+++ Given data

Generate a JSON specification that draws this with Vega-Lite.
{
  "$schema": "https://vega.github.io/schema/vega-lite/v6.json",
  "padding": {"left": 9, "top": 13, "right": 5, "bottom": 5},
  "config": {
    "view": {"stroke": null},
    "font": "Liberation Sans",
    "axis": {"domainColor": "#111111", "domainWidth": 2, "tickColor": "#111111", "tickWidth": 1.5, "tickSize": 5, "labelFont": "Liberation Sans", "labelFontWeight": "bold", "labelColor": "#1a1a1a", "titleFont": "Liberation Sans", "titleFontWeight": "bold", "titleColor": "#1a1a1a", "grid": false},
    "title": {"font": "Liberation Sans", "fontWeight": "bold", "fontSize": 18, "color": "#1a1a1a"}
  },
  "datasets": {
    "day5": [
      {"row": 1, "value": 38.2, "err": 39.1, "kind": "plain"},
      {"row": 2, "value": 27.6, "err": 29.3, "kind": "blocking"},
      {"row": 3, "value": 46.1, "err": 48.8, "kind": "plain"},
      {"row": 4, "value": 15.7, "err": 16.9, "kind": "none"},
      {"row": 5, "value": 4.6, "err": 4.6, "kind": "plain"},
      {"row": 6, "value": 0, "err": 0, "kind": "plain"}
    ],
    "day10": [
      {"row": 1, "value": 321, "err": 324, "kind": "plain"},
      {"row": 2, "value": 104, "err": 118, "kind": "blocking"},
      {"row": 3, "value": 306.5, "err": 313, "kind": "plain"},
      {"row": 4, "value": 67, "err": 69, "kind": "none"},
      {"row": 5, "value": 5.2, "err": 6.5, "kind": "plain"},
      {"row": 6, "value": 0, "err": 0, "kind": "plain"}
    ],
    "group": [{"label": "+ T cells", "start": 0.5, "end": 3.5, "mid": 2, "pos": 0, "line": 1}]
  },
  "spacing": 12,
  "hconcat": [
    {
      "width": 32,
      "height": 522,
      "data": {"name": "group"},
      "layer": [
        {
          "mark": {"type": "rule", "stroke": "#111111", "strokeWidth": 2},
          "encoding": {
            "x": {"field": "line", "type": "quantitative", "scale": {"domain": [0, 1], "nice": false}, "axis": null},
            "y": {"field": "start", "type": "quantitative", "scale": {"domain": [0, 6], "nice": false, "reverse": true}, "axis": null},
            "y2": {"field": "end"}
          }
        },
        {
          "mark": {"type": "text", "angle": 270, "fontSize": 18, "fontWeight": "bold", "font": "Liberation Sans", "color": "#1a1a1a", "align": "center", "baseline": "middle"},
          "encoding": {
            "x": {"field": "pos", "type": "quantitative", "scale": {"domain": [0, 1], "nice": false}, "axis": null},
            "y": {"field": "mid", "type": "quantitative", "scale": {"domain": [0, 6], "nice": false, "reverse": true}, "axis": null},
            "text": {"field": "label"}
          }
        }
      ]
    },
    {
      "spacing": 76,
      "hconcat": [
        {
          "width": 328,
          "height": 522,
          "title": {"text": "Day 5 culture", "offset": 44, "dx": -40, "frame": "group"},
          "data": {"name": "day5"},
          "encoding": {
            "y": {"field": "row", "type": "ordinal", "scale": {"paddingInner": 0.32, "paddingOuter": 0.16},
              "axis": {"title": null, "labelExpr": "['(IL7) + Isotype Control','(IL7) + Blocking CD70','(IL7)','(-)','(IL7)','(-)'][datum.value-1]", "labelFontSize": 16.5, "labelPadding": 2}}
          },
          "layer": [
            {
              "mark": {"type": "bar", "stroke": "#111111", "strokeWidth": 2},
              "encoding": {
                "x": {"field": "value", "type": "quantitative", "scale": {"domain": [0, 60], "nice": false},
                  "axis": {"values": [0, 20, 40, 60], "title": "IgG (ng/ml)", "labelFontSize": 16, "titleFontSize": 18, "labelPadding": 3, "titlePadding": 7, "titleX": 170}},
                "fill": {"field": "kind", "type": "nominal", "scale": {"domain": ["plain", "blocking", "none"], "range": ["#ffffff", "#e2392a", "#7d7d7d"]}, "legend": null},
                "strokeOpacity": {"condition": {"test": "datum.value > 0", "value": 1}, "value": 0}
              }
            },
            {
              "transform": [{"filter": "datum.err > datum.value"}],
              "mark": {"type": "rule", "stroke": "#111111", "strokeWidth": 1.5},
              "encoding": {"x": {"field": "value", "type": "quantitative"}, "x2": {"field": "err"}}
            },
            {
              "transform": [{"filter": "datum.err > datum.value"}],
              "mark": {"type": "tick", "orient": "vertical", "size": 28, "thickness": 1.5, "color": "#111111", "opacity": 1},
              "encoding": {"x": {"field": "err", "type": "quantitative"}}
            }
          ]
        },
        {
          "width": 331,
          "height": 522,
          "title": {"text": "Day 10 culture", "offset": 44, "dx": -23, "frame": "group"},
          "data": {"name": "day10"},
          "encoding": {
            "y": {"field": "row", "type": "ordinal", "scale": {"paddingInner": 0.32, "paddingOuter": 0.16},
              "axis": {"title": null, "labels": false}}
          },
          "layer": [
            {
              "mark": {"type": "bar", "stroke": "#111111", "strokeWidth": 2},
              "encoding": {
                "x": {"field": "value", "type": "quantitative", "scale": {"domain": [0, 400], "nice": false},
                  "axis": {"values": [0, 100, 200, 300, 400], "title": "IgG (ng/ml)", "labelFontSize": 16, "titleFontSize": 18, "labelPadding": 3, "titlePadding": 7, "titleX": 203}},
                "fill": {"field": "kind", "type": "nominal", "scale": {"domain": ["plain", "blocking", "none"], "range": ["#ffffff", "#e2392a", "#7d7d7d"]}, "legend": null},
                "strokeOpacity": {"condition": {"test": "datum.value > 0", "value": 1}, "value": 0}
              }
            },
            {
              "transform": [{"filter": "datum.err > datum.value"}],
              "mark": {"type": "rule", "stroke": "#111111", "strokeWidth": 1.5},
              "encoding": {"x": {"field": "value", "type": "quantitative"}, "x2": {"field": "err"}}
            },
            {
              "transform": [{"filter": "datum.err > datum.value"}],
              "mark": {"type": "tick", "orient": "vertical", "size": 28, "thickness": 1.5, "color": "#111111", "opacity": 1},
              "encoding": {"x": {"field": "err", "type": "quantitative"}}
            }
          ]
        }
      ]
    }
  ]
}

++++++
+++ Given data

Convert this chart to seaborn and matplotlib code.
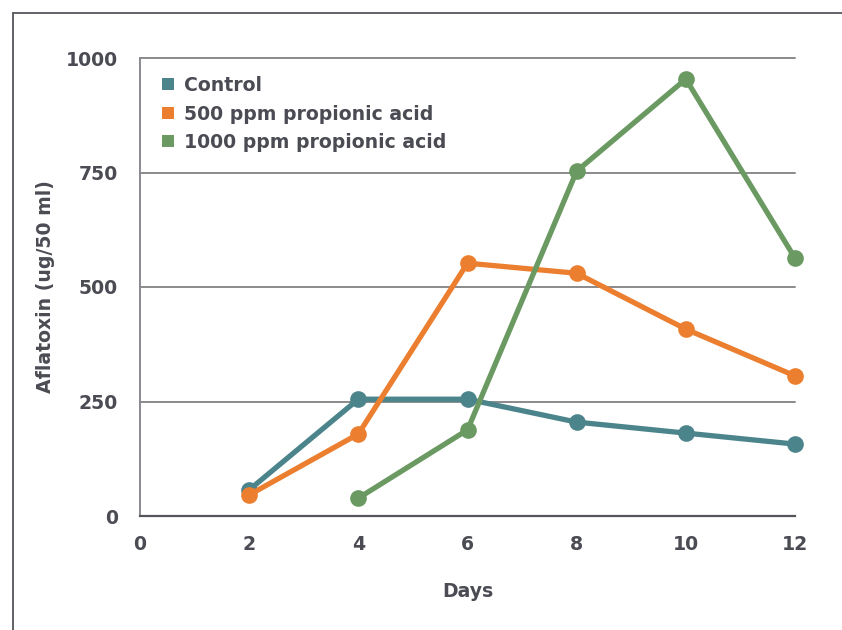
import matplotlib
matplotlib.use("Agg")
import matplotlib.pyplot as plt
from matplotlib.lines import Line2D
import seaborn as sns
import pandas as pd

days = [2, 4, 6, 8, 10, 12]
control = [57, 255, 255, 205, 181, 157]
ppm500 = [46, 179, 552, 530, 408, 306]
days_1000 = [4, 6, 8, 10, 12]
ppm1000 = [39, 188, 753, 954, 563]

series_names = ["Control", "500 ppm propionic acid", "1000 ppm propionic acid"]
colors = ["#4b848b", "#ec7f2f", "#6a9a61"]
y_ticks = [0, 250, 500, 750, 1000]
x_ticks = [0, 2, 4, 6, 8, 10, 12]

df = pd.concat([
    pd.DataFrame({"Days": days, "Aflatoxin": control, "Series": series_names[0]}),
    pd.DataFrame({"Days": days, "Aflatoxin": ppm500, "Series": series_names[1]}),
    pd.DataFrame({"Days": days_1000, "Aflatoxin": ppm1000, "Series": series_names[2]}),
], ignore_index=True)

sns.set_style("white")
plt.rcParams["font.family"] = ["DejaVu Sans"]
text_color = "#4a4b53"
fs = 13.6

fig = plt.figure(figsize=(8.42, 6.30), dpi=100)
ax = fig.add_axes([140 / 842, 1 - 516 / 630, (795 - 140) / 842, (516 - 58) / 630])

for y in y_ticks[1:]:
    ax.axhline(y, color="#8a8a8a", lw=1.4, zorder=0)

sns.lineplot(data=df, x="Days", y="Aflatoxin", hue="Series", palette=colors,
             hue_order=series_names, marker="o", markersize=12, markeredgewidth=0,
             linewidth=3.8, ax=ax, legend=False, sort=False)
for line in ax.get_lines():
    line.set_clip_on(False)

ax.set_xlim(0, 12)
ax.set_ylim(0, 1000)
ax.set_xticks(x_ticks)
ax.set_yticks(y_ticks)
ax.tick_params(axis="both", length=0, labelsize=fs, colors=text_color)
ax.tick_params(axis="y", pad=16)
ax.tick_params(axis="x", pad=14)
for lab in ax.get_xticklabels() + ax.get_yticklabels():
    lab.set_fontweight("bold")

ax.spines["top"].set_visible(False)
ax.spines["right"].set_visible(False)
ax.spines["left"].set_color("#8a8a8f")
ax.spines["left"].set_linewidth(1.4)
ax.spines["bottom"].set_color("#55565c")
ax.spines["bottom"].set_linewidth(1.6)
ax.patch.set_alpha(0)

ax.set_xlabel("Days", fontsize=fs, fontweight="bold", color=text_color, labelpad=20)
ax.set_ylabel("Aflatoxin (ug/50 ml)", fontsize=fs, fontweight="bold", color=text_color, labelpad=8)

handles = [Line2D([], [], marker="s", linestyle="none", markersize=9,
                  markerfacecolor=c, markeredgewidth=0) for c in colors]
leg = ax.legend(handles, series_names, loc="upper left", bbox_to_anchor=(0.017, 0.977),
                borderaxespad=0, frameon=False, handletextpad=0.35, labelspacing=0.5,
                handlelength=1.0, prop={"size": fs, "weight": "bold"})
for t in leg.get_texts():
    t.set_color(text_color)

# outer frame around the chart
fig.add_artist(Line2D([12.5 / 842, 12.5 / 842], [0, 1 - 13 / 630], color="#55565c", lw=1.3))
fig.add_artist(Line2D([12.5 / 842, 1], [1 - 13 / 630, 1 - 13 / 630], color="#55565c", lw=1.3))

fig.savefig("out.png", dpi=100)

++++++

> _Given request_
Look through the data above. Copy every line with the string "this" in it.

> _Written solution_
Generate a JSON specification that draws this with Vega-Lite.
Convert this chart to seaborn and matplotlib code.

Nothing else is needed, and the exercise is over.